EXERCISE PROMPT: Repeat what the lines below say, word for word, and skip every image.

GIVEN DATA:

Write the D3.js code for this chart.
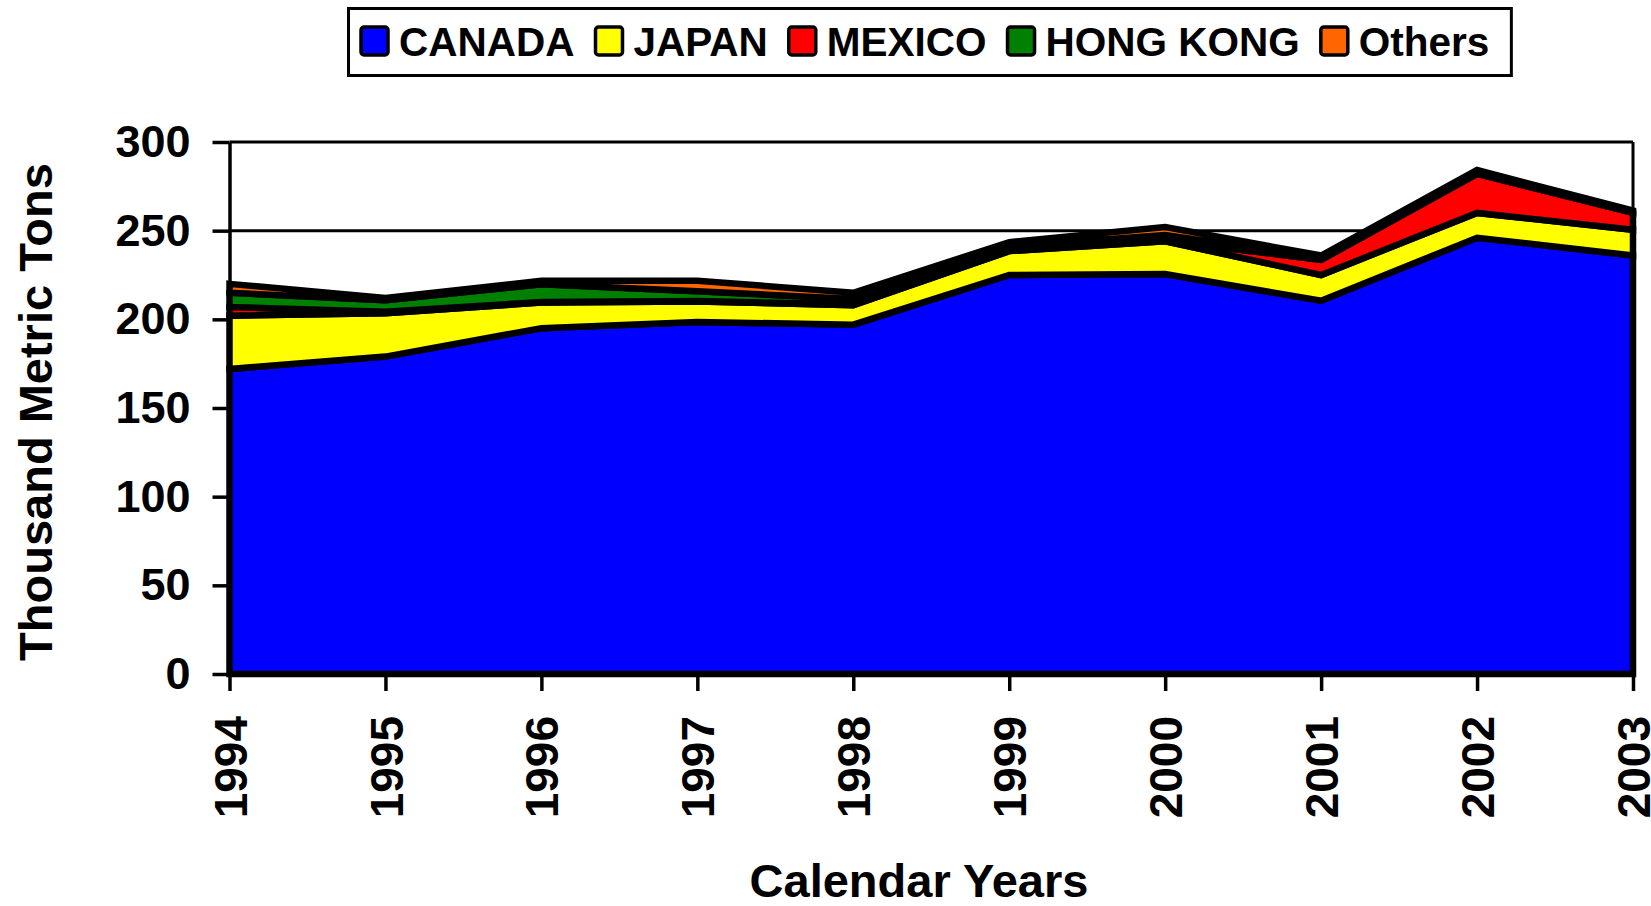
<!DOCTYPE html>
<html>
<head>
<meta charset="utf-8">
<script src="https://cdn.jsdelivr.net/npm/d3@7"></script>
<style>
  body { margin: 0; background: #fff; }
  svg { display: block; font-family: "Liberation Sans", Arial, sans-serif; font-weight: bold; }
</style>
</head>
<body>
<div id="chart"></div>
<script>
// data (thousand metric tons)
var years = ["1994", "1995", "1996", "1997", "1998", "1999", "2000", "2001", "2002", "2003"];
var canada   = [172, 179, 195, 198.5, 197, 225, 225.5, 210.5, 246, 236];
var japan    = [30, 24.5, 14.5, 11.5, 11, 13.5, 18.5, 14.5, 14, 14.5];
var mexico   = [5, 0.8, 0.3, 0.3, 0.5, 0.5, 0.5, 8.5, 22, 9.5];
var hongKong = [8, 6.5, 10, 5.5, 3, 2, 3, 1, 1, 0.5];
var others   = [5, 1.2, 2, 6, 3.5, 2.5, 4.5, 1.5, 1.2, 0.8];
var seriesNames = ["CANADA", "JAPAN", "MEXICO", "HONG KONG", "Others"];
var seriesColors = ["#0000ff", "#ffff00", "#ff0000", "#008000", "#ff6600"];
var yTicks = [0, 50, 100, 150, 200, 250, 300];

//chart parameters
var width = 1651;
var height = 906;
var plot = {left: 229.5, right: 1633, top: 142, bottom: 674};

var svg = d3.select("#chart")
  .append("svg")
  .attr("width", width)
  .attr("height", height);

// build rows for the stack
var seriesValues = [canada, japan, mexico, hongKong, others];
var table = years.map(function(y, i) {
  var row = {year: y};
  seriesNames.forEach(function(name, j) { row[name] = seriesValues[j][i]; });
  return row;
});

var x = d3.scalePoint()
  .domain(years)
  .range([plot.left, plot.right]);

var y = d3.scaleLinear()
  .domain([0, 300])
  .range([plot.bottom, plot.top]);

var stacked = d3.stack().keys(seriesNames)(table);

//gridlines + frame
svg.append("g")
  .selectAll("line")
  .data(yTicks.filter(function(d) { return d > 0; }))
  .enter().append("line")
  .attr("x1", plot.left).attr("x2", plot.right)
  .attr("y1", function(d) { return y(d); })
  .attr("y2", function(d) { return y(d); })
  .attr("stroke", "#000")
  .attr("stroke-width", 3);

svg.append("line")
  .attr("x1", plot.right).attr("x2", plot.right)
  .attr("y1", plot.top).attr("y2", plot.bottom)
  .attr("stroke", "#000").attr("stroke-width", 3);

var area = d3.area()
  .x(function(d) { return x(d.data.year); })
  .y0(function(d) { return y(d[0]); })
  .y1(function(d) { return y(d[1]); });

svg.append("g")
  .selectAll("path")
  .data(stacked)
  .enter().append("path")
  .attr("d", area)
  .attr("fill", function(d, i) { return seriesColors[i]; })
  .attr("stroke", "#000")
  .attr("stroke-width", 6.5)
  .attr("stroke-linejoin", "miter");

//y axis
var yAxis = d3.axisLeft(y)
  .tickValues(yTicks)
  .tickSizeInner(17)
  .tickSizeOuter(0)
  .tickPadding(22);

var gy = svg.append("g")
  .attr("transform", "translate(" + plot.left + ",0)")
  .call(yAxis);
gy.select(".domain").attr("stroke-width", 3.5);
gy.selectAll(".tick line").attr("stroke-width", 3.5);
gy.selectAll(".tick text")
  .attr("font-size", 45)
  .attr("font-family", "Liberation Sans, Arial, sans-serif")
  .attr("font-weight", "bold")
  .attr("fill", "#000");

//x axis
var xAxis = d3.axisBottom(x)
  .tickSizeInner(17)
  .tickSizeOuter(0)
  .tickPadding(10);

var gx = svg.append("g")
  .attr("transform", "translate(0," + plot.bottom + ")")
  .call(xAxis);
gx.select(".domain").remove();
gx.selectAll(".tick line").attr("stroke-width", 3.5);
gx.selectAll(".tick text")
  .attr("font-size", 46)
  .attr("font-family", "Liberation Sans, Arial, sans-serif")
  .attr("font-weight", "bold")
  .attr("fill", "#000")
  .attr("text-anchor", "end")
  .attr("transform", "rotate(-90)")
  .attr("x", -42)
  .attr("y", 0)
  .attr("dy", "0.36em");

//axis titles
svg.append("text")
  .attr("transform", "translate(52,412) rotate(-90)")
  .attr("text-anchor", "middle")
  .attr("font-size", 47)
  .text("Thousand Metric Tons");

svg.append("text")
  .attr("x", 919)
  .attr("y", 897)
  .attr("text-anchor", "middle")
  .attr("font-size", 47)
  .text("Calendar Years");

//legend
var legend = svg.append("g");
var box = legend.append("rect")
  .attr("x", 348.5).attr("y", 8.5)
  .attr("height", 67)
  .attr("fill", "#fff")
  .attr("stroke", "#000")
  .attr("stroke-width", 3);

var lx = 361;
var textEnd = lx;
seriesNames.forEach(function(name, i) {
  legend.append("rect")
    .attr("x", lx).attr("y", 27)
    .attr("width", 27).attr("height", 28)
    .attr("rx", 3)
    .attr("fill", seriesColors[i])
    .attr("stroke", "#000")
    .attr("stroke-width", 3.5);
  var t = legend.append("text")
    .attr("x", lx + 38)
    .attr("y", 56)
    .attr("font-size", 40.5)
    .text(name);
  textEnd = lx + 38 + t.node().getComputedTextLength();
  lx = textEnd + 21;
});
box.attr("width", textEnd + 22 - 348.5);
</script>
</body>
</html>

RESULT FOR THIS TASK:
Write the D3.js code for this chart.
<!DOCTYPE html>
<html>
<head>
<meta charset="utf-8">
<script src="https://cdn.jsdelivr.net/npm/d3@7"></script>
<style>
  body { margin: 0; background: #fff; }
  svg { display: block; font-family: "Liberation Sans", Arial, sans-serif; font-weight: bold; }
</style>
</head>
<body>
<div id="chart"></div>
<script>
// data (thousand metric tons)
var years = ["1994", "1995", "1996", "1997", "1998", "1999", "2000", "2001", "2002", "2003"];
var canada   = [172, 179, 195, 198.5, 197, 225, 225.5, 210.5, 246, 236];
var japan    = [30, 24.5, 14.5, 11.5, 11, 13.5, 18.5, 14.5, 14, 14.5];
var mexico   = [5, 0.8, 0.3, 0.3, 0.5, 0.5, 0.5, 8.5, 22, 9.5];
var hongKong = [8, 6.5, 10, 5.5, 3, 2, 3, 1, 1, 0.5];
var others   = [5, 1.2, 2, 6, 3.5, 2.5, 4.5, 1.5, 1.2, 0.8];
var seriesNames = ["CANADA", "JAPAN", "MEXICO", "HONG KONG", "Others"];
var seriesColors = ["#0000ff", "#ffff00", "#ff0000", "#008000", "#ff6600"];
var yTicks = [0, 50, 100, 150, 200, 250, 300];

//chart parameters
var width = 1651;
var height = 906;
var plot = {left: 229.5, right: 1633, top: 142, bottom: 674};

var svg = d3.select("#chart")
  .append("svg")
  .attr("width", width)
  .attr("height", height);

// build rows for the stack
var seriesValues = [canada, japan, mexico, hongKong, others];
var table = years.map(function(y, i) {
  var row = {year: y};
  seriesNames.forEach(function(name, j) { row[name] = seriesValues[j][i]; });
  return row;
});

var x = d3.scalePoint()
  .domain(years)
  .range([plot.left, plot.right]);

var y = d3.scaleLinear()
  .domain([0, 300])
  .range([plot.bottom, plot.top]);

var stacked = d3.stack().keys(seriesNames)(table);

//gridlines + frame
svg.append("g")
  .selectAll("line")
  .data(yTicks.filter(function(d) { return d > 0; }))
  .enter().append("line")
  .attr("x1", plot.left).attr("x2", plot.right)
  .attr("y1", function(d) { return y(d); })
  .attr("y2", function(d) { return y(d); })
  .attr("stroke", "#000")
  .attr("stroke-width", 3);

svg.append("line")
  .attr("x1", plot.right).attr("x2", plot.right)
  .attr("y1", plot.top).attr("y2", plot.bottom)
  .attr("stroke", "#000").attr("stroke-width", 3);

var area = d3.area()
  .x(function(d) { return x(d.data.year); })
  .y0(function(d) { return y(d[0]); })
  .y1(function(d) { return y(d[1]); });

svg.append("g")
  .selectAll("path")
  .data(stacked)
  .enter().append("path")
  .attr("d", area)
  .attr("fill", function(d, i) { return seriesColors[i]; })
  .attr("stroke", "#000")
  .attr("stroke-width", 6.5)
  .attr("stroke-linejoin", "miter");

//y axis
var yAxis = d3.axisLeft(y)
  .tickValues(yTicks)
  .tickSizeInner(17)
  .tickSizeOuter(0)
  .tickPadding(22);

var gy = svg.append("g")
  .attr("transform", "translate(" + plot.left + ",0)")
  .call(yAxis);
gy.select(".domain").attr("stroke-width", 3.5);
gy.selectAll(".tick line").attr("stroke-width", 3.5);
gy.selectAll(".tick text")
  .attr("font-size", 45)
  .attr("font-family", "Liberation Sans, Arial, sans-serif")
  .attr("font-weight", "bold")
  .attr("fill", "#000");

//x axis
var xAxis = d3.axisBottom(x)
  .tickSizeInner(17)
  .tickSizeOuter(0)
  .tickPadding(10);

var gx = svg.append("g")
  .attr("transform", "translate(0," + plot.bottom + ")")
  .call(xAxis);
gx.select(".domain").remove();
gx.selectAll(".tick line").attr("stroke-width", 3.5);
gx.selectAll(".tick text")
  .attr("font-size", 46)
  .attr("font-family", "Liberation Sans, Arial, sans-serif")
  .attr("font-weight", "bold")
  .attr("fill", "#000")
  .attr("text-anchor", "end")
  .attr("transform", "rotate(-90)")
  .attr("x", -42)
  .attr("y", 0)
  .attr("dy", "0.36em");

//axis titles
svg.append("text")
  .attr("transform", "translate(52,412) rotate(-90)")
  .attr("text-anchor", "middle")
  .attr("font-size", 47)
  .text("Thousand Metric Tons");

svg.append("text")
  .attr("x", 919)
  .attr("y", 897)
  .attr("text-anchor", "middle")
  .attr("font-size", 47)
  .text("Calendar Years");

//legend
var legend = svg.append("g");
var box = legend.append("rect")
  .attr("x", 348.5).attr("y", 8.5)
  .attr("height", 67)
  .attr("fill", "#fff")
  .attr("stroke", "#000")
  .attr("stroke-width", 3);

var lx = 361;
var textEnd = lx;
seriesNames.forEach(function(name, i) {
  legend.append("rect")
    .attr("x", lx).attr("y", 27)
    .attr("width", 27).attr("height", 28)
    .attr("rx", 3)
    .attr("fill", seriesColors[i])
    .attr("stroke", "#000")
    .attr("stroke-width", 3.5);
  var t = legend.append("text")
    .attr("x", lx + 38)
    .attr("y", 56)
    .attr("font-size", 40.5)
    .text(name);
  textEnd = lx + 38 + t.node().getComputedTextLength();
  lx = textEnd + 21;
});
box.attr("width", textEnd + 22 - 348.5);
</script>
</body>
</html>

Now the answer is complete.